WHAT IS ASKED — State the count of lines below in which the word "picture" appears, and add nothing.

DATASET ROWS —
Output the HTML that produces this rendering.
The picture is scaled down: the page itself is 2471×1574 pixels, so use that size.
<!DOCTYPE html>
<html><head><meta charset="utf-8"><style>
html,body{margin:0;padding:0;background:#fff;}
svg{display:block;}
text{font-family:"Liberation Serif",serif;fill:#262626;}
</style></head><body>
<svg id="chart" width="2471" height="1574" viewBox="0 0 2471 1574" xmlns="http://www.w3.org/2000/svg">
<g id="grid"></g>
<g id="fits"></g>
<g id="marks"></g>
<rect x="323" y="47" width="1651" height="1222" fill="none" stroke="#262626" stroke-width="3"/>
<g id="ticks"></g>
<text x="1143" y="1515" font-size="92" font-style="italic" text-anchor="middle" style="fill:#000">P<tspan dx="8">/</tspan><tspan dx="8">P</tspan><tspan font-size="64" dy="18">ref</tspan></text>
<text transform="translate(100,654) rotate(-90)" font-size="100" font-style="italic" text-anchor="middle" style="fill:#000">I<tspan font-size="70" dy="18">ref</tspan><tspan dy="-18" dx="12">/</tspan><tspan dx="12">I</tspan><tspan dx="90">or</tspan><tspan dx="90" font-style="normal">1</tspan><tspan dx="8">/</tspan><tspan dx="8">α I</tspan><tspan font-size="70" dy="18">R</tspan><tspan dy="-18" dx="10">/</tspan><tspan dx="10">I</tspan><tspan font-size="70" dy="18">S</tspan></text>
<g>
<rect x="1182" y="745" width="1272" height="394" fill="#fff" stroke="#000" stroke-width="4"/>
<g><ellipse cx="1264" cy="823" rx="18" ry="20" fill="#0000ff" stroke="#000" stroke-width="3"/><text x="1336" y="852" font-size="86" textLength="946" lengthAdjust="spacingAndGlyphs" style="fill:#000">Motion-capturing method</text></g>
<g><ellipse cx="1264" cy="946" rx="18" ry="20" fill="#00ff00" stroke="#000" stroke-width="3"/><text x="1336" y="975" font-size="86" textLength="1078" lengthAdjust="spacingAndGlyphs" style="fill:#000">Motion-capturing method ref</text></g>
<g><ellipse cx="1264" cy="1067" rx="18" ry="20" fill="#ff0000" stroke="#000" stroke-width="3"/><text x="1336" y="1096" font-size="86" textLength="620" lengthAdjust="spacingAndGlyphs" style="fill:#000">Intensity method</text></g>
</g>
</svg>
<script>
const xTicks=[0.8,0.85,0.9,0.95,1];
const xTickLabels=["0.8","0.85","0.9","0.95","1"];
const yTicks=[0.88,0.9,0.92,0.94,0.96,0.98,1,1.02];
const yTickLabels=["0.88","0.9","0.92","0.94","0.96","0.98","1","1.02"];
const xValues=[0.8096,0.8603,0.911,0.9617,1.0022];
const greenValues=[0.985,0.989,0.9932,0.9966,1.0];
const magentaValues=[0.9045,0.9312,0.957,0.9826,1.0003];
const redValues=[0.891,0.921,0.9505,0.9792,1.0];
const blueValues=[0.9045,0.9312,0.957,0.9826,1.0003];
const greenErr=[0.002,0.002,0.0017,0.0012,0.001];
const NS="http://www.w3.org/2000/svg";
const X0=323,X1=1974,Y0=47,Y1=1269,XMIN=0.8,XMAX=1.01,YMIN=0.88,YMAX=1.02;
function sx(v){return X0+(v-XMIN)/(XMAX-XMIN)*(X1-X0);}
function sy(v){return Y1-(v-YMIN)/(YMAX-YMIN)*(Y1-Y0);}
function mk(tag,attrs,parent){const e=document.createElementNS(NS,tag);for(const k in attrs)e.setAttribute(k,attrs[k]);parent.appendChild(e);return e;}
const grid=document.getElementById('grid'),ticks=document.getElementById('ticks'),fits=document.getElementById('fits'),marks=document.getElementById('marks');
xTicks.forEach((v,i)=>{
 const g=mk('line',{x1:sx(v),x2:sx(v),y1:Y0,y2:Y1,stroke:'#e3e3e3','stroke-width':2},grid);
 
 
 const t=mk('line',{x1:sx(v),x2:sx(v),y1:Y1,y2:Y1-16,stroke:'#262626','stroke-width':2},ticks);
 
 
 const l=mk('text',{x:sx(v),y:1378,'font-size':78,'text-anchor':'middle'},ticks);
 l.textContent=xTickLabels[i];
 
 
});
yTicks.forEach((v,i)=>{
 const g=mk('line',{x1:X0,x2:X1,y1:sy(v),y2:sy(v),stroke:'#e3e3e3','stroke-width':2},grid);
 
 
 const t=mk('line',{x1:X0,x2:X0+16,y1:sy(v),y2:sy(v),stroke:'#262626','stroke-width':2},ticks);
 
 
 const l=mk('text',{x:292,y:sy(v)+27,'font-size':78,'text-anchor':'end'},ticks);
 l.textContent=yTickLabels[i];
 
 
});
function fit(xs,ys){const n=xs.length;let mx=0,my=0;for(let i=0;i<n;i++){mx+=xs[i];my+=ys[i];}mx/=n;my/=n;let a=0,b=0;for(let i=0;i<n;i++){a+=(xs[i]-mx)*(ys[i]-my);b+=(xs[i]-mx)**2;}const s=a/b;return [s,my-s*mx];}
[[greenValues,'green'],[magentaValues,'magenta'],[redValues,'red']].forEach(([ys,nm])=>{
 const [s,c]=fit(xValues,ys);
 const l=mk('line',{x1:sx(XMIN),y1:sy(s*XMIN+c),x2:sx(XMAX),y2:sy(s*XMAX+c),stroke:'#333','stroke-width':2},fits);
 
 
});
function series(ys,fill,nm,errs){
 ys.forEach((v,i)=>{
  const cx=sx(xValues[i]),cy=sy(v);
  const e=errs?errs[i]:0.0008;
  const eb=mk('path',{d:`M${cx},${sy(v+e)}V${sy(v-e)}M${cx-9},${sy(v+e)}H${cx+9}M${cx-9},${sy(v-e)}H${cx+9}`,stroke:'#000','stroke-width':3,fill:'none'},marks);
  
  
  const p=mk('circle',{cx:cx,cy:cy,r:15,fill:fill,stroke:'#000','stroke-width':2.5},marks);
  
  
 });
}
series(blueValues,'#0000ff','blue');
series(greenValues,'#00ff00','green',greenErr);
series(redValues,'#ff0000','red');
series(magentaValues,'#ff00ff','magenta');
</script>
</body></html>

...

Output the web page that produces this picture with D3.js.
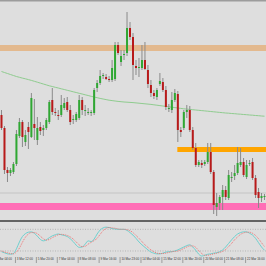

ANSWER TO THE EXERCISE — 2